The July CPI data were largely in line with expectations. Both headline and core CPI increased by 0.2% in July (0.15% and 0.17%, respectively), just a basis point or two off from our forecast going into the release. The details of the report contained a few surprises. Core goods prices fell more than we expected, led by another large (-2.3%) decline in used vehicle prices. Core services inflation was a bit hotter than anticipated, led by rebounds in inflation for housing, recreation and communication services.

The broad narrative of continued disinflation remains unchanged. Headline CPI fell below 3% year-over-year for the first time since March 2021. Core CPI declined to 3.2% year-over-year, the slowest pace since April 2021 and roughly half the 6.6% peak hit in September 2022. Furthermore, the annualized pace of core CPI inflation over the past six and three months has been 2.8% and 1.6%, respectively.

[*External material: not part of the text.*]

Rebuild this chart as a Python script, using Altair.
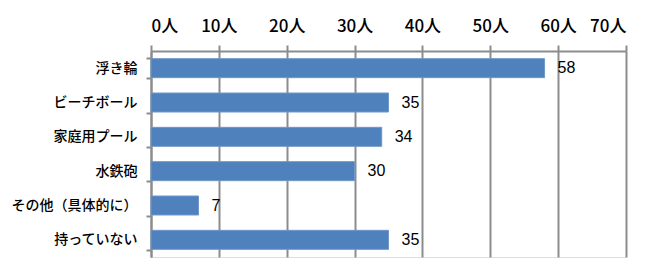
import altair as alt
import pandas as pd

# Items owned (number of people)
items = ["浮き輪", "ビーチボール", "家庭用プール", "水鉄砲", "その他（具体的に）", "持っていない"]
counts = [58, 35, 34, 30, 7, 35]

df = pd.DataFrame({"item": items, "count": counts})

jp_font = "Noto Sans CJK JP"
grid_gray = "#8c8c8c"

x_enc = alt.X(
    "count:Q",
    scale=alt.Scale(domain=[0, 70], nice=False),
    axis=alt.Axis(
        orient="top",
        values=[0, 10, 20, 30, 40, 50, 60, 70],
        labelExpr="datum.value + '人'",
        title=None,
        grid=True,
        gridColor=grid_gray,
        gridWidth=2,
        domainColor=grid_gray,
        domainWidth=2,
        tickColor=grid_gray,
        tickWidth=2,
        tickSize=6,
        labelFont=jp_font,
        labelFontSize=17,
        labelFontWeight=500,
        labelColor="#000000",
        labelPadding=10,
    ),
)

y_enc = alt.Y(
    "item:N",
    sort=items,
    scale=alt.Scale(paddingInner=0.4, paddingOuter=0.2),
    axis=alt.Axis(
        title=None,
        domainColor=grid_gray,
        domainWidth=2,
        tickColor=grid_gray,
        tickWidth=2,
        tickSize=5,
        tickBand="extent",
        labelFont=jp_font,
        labelFontSize=14,
        labelFontWeight=500,
        labelColor="#000000",
        labelPadding=9,
    ),
)

base = alt.Chart(df).encode(x=x_enc, y=y_enc)

bars = base.mark_bar(color="#4F81BD", size=19, stroke="#6f97c9", strokeWidth=1)

labels = base.mark_text(
    align="left",
    baseline="middle",
    dx=13,
    font="Liberation Sans",
    fontSize=16,
    color="#000000",
).encode(text="count:Q")

chart = (
    (bars + labels)
    .properties(
        width=475,
        height=206,
        autosize=alt.AutoSizeParams(type="none"),
        padding={"left": 151, "top": 51, "right": 40, "bottom": 22},
    )
    .configure_view(stroke=None)
    .configure(background="white")
)

chart.save("out.html", embed_options={"renderer": "svg", "actions": False})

Today's data leave the FOMC in a holding pattern and do not settle the 25 bps or 50 bps debate for September. As we go to print, markets view September as roughly a coin flip between the two outcomes. The continued steady slowdown in inflation, when paired with the rise in the unemployment rate and deterioration in other labor market indicators, leads us to believe the FOMC will want to move quickly towards a more neutral policy stance in the months ahead. As a result, we expect a 50 bps rate cut at the September FOMC meeting, but the decision ultimately may be determined by the August employment report to be released on September 6 and the August CPI report to be released on September 11. Chair Powell's expected speech at the Jackson Hole conference on August 23 looms large as the FOMC weighs the balance of risks to its dual mandate.